Türk basının tahakkümcü Erdoğan zihniyetinin baskısı altına girdiğini ve bu yüzden suçlu olduğunu vurgulayan Barış, şu değerlendirmelerde bulundu: "Buna ister havuz, ister ana akım deyin, trollerin elinde olan bir ekiptirler. Trol de zaten kötü tanrılar demek. Bunlar tamamen kötü tanrılar gibi çalıştılar. Bizde akıl melekesini yitirmemiş birkaç özgür basın mecrası üzerinden kendimizi anlatmaya çalışıyoruz. Ayrıca kendi parti basınımız da var. Sosyal medyayı ve web TV'leri çok iyi kullanıyoruz. Bu noktada da çok profesyonel ve iyi bir grubumuz var. Bu işin eğitimini alıyor ve veriyoruz. Bizim her gün çıkardığımız enformasyon notlarımız var. Başlattığımız her hashtag Türkiye'de TT'ye giriyor. Dolayısıyla fuzuli hiçbir şey yapmıyoruz. Örneğin haklı bir talep olan tecridin kırılması için açlık grevinde olan yoldaşımız Leyla Güven'in eylemini sosyal medyada işlediğimizde çok başarılı olduğumuzu gördük."

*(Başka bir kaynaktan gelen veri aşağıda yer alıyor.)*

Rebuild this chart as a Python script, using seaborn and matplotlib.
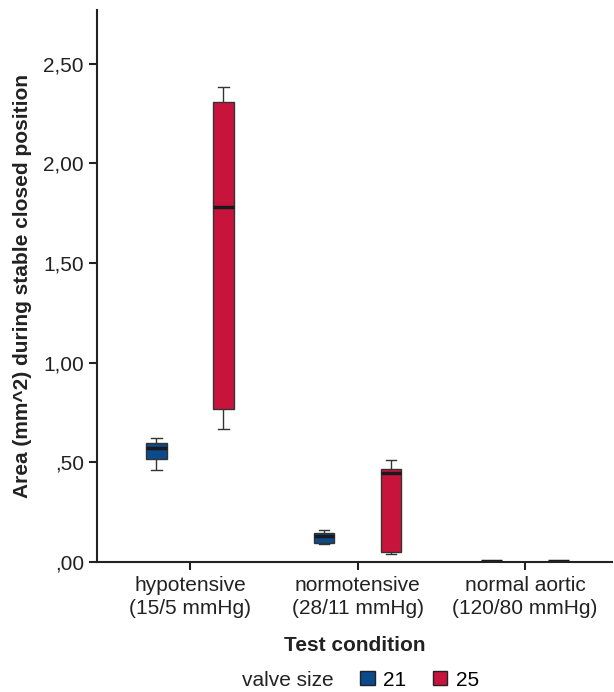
import numpy as np
import pandas as pd
import matplotlib
matplotlib.use("Agg")
import matplotlib.pyplot as plt
import seaborn as sns
from matplotlib.patches import Patch
from matplotlib.ticker import FuncFormatter

# five-number summaries (min, Q1, median, Q3, max)
conditions = ["hypotensive\n(15/5 mmHg)", "normotensive\n(28/11 mmHg)", "normal aortic\n(120/80 mmHg)"]
valve_sizes = ["21", "25"]

hypo_21 = [0.462, 0.518, 0.571, 0.598, 0.621]
hypo_25 = [0.666, 0.766, 1.782, 2.307, 2.385]
normo_21 = [0.090, 0.094, 0.131, 0.147, 0.159]
normo_25 = [0.040, 0.052, 0.448, 0.468, 0.512]
aortic_21 = [0.002, 0.003, 0.004, 0.005, 0.006]
aortic_25 = [0.002, 0.003, 0.004, 0.005, 0.006]

colors = ["#0b4a8b", "#c8143c"]

groups = [
    (conditions[0], "21", hypo_21),
    (conditions[0], "25", hypo_25),
    (conditions[1], "21", normo_21),
    (conditions[1], "25", normo_25),
    (conditions[2], "21", aortic_21),
    (conditions[2], "25", aortic_25),
]
rows = []
for cond, size, vals in groups:
    for v in vals:
        rows.append({"condition": cond, "valve": size, "area": v})
df = pd.DataFrame(rows)

plt.rcParams["font.family"] = ["Liberation Sans", "DejaVu Sans"]

fig = plt.figure(figsize=(6.14, 6.92), dpi=100)
ax = fig.add_axes([0.158, 0.188, 0.839, 0.7975])

sns.boxplot(
    data=df,
    x="condition",
    y="area",
    hue="valve",
    hue_order=valve_sizes,
    order=conditions,
    palette=colors,
    width=0.8,
    gap=0.69,
    whis=(0, 100),
    linewidth=1.0,
    linecolor="#333333",
    medianprops={"color": "#1a1a1a", "linewidth": 2.5},
    saturation=1,
    ax=ax,
)
ax.get_legend().remove()

ax.set_ylim(0, 2.77)
ax.set_xlim(-0.555, 2.52)
ax.set_yticks([0, 0.5, 1.0, 1.5, 2.0, 2.5])


def comma_fmt(v, pos):
    s = ("%.2f" % v).replace(".", ",")
    return s[1:] if s.startswith("0") else s


ax.yaxis.set_major_formatter(FuncFormatter(comma_fmt))

for side in ["top", "right"]:
    ax.spines[side].set_visible(False)
for side in ["left", "bottom"]:
    ax.spines[side].set_linewidth(1.5)
    ax.spines[side].set_color("#222222")

ax.tick_params(axis="both", direction="out", length=6, width=1.5, color="#222222",
               labelsize=15, labelcolor="#222222")
ax.tick_params(axis="x", pad=4)
for lab in ax.get_xticklabels():
    lab.set_linespacing(1.3)

ax.set_xlabel("Test condition", fontsize=15, fontweight="bold", color="#222222", labelpad=13)
ax.set_ylabel("Area (mm^2) during stable closed position", fontsize=15, fontweight="bold",
              color="#222222", labelpad=8)

fig.text(0.394, 0.0173, "valve size", fontsize=15, color="#222222", ha="left", va="center")
handles = [Patch(facecolor=c, edgecolor="#222222", linewidth=1) for c in colors]
fig.legend(handles, valve_sizes, loc="center left", bbox_to_anchor=(0.587, 0.0173),
           ncol=2, frameon=False, fontsize=15, handlelength=0.68, handleheight=0.68,
           handletextpad=0.4, columnspacing=1.3, borderpad=0, borderaxespad=0)

fig.savefig("out.png", dpi=100)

'ALANLARIMIZI DAHA DA GELİŞTİRECEĞİZ'

Alternatif medya mecralarını daha fazla geliştireceklerini aktaran Barış, konuşmasını şöyle tamamladı: "Web TV'mizi daha çok geliştireceğiz. Özellikle Instagram üzerinden programlar yapıyoruz. Yine Facebook üzerinden programlar yapıyoruz. Twitter zaten en iyi kullandığımız alanlardan biridir. Tüm saldırılara rağmen yine de bekraundumuz çok güçlü. Çünkü biz sunucularımızı dışarıda tutuyoruz. O yüzden de bütün önlemlerimizi almış durumdayız. Ama bu yeterli mi? Değil tabii çünkü halen sosyal ve kültürel alışkanlıklar var, insanlar evlerinde oturarak televizyonlarını açıp izliyorlar. Biz o mecrayı da kullanmak isteriz açıkçası. Ama tabii ki demokrasi ve hak olmadığı için bunu kullanamıyoruz. Her şeye rağmen sosyal medya mecrasında Türkiye'de öncülük yaptığımızı söyleyebilirim."